*Data for this exercise*

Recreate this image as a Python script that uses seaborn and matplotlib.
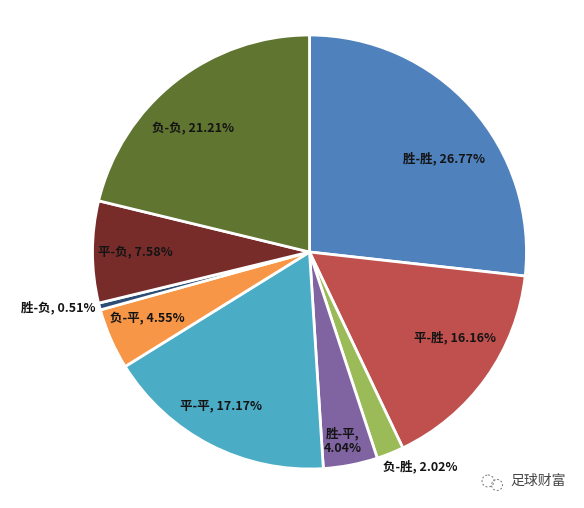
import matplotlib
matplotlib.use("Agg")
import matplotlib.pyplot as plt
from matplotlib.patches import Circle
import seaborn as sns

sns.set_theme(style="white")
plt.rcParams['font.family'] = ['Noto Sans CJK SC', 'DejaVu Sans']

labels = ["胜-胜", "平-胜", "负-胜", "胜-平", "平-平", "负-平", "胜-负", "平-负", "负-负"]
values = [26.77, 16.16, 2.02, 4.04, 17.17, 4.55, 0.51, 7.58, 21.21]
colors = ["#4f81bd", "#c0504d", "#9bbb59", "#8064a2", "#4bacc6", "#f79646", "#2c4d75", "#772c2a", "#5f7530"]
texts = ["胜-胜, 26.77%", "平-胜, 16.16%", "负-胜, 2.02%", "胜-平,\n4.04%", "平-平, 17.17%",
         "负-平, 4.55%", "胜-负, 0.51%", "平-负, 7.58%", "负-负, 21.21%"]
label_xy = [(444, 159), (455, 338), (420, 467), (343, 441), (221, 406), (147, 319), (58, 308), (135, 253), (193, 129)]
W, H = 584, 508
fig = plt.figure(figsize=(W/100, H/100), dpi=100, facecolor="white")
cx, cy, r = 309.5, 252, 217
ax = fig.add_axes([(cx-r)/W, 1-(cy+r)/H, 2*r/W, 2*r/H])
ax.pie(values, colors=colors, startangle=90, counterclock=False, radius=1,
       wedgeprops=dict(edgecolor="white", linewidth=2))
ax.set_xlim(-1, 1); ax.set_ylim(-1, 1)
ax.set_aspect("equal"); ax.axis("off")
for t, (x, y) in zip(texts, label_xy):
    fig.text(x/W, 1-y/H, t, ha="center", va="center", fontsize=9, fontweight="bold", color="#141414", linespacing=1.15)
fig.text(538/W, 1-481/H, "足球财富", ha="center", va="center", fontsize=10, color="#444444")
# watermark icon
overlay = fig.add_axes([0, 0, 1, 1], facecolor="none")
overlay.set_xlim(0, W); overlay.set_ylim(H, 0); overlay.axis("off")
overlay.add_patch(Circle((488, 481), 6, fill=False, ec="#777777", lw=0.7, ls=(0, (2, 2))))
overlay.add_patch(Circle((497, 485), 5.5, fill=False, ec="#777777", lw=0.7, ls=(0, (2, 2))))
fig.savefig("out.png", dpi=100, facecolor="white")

...

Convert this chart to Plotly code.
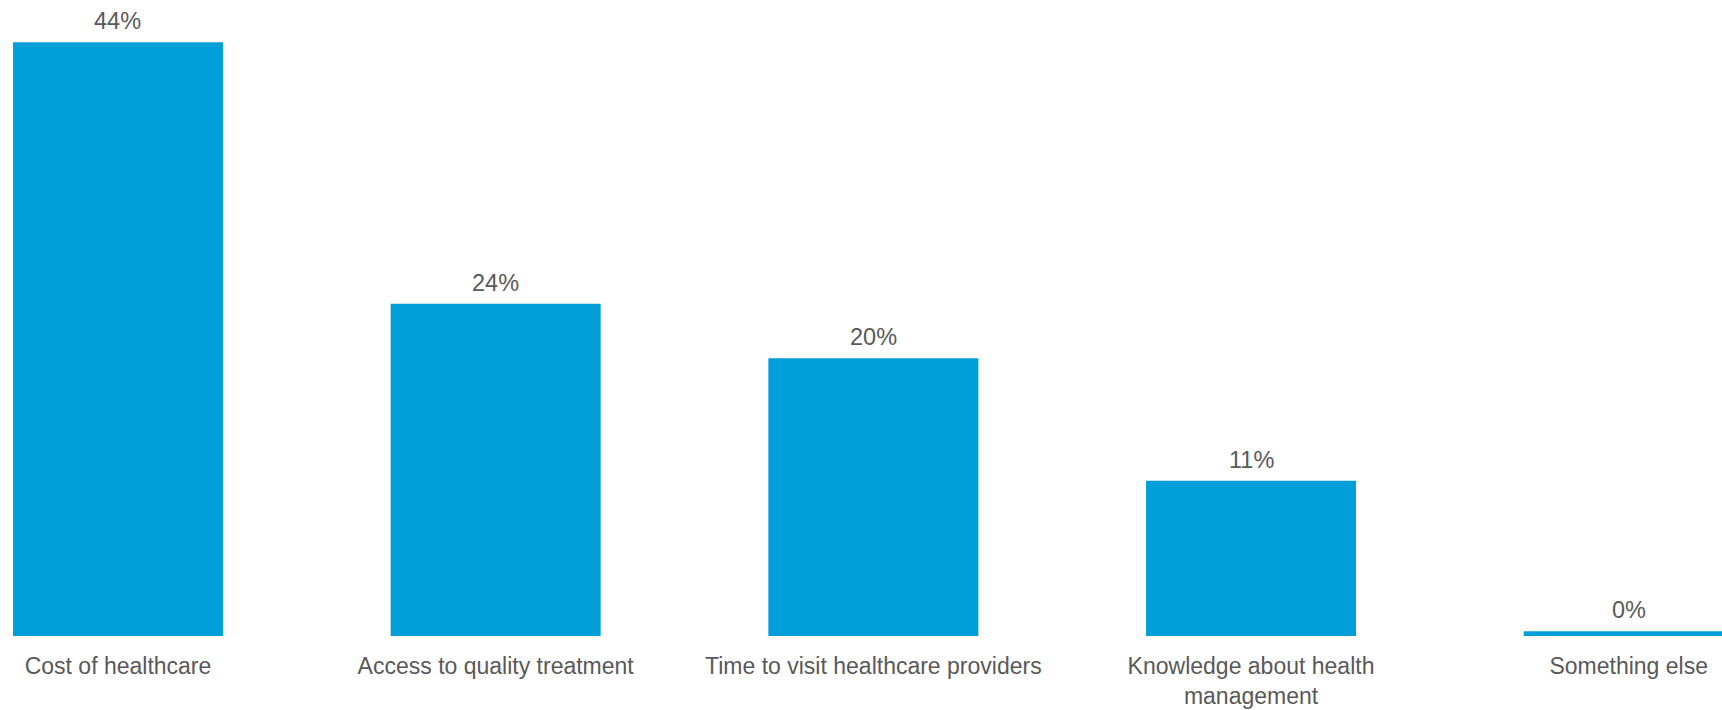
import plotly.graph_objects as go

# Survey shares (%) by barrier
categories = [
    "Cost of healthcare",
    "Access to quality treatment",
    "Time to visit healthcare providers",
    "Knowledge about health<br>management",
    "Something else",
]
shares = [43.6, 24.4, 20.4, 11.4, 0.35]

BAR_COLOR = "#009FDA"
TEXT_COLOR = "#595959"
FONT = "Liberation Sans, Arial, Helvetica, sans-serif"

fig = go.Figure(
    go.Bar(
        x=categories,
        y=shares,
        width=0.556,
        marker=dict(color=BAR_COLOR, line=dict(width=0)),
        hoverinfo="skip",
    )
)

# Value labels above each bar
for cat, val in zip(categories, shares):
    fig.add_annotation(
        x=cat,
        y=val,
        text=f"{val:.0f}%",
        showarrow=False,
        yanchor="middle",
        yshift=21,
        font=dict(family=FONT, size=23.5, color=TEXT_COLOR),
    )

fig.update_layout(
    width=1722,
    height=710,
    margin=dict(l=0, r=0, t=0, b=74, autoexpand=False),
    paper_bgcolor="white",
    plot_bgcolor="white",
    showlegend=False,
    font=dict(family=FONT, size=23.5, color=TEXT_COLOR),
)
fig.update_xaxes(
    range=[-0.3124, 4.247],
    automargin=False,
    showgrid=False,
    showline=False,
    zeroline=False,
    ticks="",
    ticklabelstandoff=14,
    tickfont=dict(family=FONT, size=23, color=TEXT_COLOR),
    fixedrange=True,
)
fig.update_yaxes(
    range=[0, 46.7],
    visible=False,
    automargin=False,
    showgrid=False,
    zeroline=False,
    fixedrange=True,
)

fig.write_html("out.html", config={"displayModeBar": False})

* * *

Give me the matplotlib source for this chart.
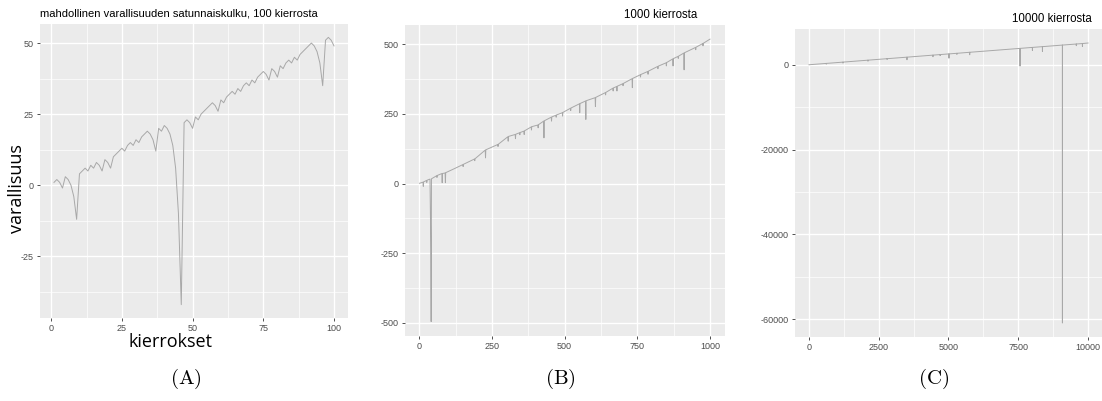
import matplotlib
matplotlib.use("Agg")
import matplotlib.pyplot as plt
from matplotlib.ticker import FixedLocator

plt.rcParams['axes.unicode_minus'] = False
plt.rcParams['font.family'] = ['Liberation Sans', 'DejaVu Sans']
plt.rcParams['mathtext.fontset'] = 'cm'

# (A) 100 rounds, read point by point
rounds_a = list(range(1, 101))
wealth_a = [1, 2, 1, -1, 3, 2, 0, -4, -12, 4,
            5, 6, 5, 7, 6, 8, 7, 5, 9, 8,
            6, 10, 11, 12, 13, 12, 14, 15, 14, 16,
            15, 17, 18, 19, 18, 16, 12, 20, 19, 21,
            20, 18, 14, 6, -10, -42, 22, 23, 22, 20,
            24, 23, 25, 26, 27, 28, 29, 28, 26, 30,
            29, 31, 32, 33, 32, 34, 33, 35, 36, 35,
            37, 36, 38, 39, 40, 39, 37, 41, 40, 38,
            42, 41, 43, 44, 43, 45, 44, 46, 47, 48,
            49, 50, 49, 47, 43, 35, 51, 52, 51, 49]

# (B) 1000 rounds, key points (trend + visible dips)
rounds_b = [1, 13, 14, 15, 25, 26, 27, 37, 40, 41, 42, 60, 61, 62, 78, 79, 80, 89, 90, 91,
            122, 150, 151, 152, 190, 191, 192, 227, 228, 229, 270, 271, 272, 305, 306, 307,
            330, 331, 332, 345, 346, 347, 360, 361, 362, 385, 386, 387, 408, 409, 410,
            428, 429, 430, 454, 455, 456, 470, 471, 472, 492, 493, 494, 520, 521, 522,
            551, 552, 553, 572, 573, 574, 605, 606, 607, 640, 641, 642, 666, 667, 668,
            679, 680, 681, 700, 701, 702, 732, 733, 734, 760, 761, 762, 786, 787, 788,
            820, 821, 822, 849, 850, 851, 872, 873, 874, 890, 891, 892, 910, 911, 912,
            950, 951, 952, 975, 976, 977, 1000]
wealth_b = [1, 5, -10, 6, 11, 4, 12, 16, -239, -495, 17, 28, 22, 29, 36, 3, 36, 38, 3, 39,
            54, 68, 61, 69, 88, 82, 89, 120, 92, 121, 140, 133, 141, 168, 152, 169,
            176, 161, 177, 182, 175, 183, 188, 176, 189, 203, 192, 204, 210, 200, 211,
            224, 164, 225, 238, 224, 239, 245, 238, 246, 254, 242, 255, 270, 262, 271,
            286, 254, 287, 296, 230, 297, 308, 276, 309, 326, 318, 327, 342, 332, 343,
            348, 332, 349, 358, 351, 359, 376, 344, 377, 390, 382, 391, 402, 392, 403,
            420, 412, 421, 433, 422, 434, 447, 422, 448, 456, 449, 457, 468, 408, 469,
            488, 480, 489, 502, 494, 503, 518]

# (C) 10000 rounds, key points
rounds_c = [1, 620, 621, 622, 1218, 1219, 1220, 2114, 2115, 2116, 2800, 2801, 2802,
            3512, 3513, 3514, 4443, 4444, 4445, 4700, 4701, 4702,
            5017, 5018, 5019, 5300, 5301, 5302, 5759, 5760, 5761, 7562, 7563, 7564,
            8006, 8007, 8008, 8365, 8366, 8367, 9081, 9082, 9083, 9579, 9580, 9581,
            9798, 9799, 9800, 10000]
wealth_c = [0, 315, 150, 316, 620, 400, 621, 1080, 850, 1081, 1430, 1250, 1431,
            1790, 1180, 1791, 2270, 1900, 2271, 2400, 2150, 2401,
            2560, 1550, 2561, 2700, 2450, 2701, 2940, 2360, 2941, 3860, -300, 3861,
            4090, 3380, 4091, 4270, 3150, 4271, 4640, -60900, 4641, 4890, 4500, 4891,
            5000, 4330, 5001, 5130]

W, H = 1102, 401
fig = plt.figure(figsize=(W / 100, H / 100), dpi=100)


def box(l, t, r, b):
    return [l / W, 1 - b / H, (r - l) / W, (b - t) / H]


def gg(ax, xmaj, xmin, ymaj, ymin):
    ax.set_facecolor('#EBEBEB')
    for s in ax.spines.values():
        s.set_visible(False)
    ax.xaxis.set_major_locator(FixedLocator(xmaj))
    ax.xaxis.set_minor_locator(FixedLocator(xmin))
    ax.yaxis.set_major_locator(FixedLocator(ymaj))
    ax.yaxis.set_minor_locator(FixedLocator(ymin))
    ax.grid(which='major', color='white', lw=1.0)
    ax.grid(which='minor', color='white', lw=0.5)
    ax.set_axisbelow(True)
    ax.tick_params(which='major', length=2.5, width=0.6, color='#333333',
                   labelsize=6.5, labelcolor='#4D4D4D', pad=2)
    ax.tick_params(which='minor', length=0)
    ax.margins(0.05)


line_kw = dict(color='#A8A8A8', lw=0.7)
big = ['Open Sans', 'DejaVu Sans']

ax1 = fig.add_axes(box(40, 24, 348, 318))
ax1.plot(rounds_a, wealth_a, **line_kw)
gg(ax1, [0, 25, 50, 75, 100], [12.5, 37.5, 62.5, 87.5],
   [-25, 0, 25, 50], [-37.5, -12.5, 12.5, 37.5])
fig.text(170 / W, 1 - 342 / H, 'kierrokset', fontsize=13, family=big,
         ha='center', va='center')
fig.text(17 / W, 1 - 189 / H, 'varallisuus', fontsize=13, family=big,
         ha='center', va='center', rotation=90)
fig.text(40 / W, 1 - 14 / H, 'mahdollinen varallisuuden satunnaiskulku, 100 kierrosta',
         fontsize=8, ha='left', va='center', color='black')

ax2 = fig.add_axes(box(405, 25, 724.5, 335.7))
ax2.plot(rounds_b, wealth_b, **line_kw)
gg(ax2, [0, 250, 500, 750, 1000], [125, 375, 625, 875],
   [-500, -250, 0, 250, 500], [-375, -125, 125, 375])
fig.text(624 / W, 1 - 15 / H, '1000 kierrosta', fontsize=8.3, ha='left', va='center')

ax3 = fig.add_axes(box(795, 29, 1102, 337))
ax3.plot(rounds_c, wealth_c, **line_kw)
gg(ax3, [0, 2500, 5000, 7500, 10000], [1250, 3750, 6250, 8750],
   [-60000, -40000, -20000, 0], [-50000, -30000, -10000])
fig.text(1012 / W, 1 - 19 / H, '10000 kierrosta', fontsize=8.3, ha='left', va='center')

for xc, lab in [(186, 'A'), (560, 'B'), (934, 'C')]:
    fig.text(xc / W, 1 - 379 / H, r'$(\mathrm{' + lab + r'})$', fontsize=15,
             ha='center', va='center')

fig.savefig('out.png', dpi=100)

*What is needed*
Work through the records line by line and tally those holding "seaborn". Reply with the number alone.

*Result of this task*
2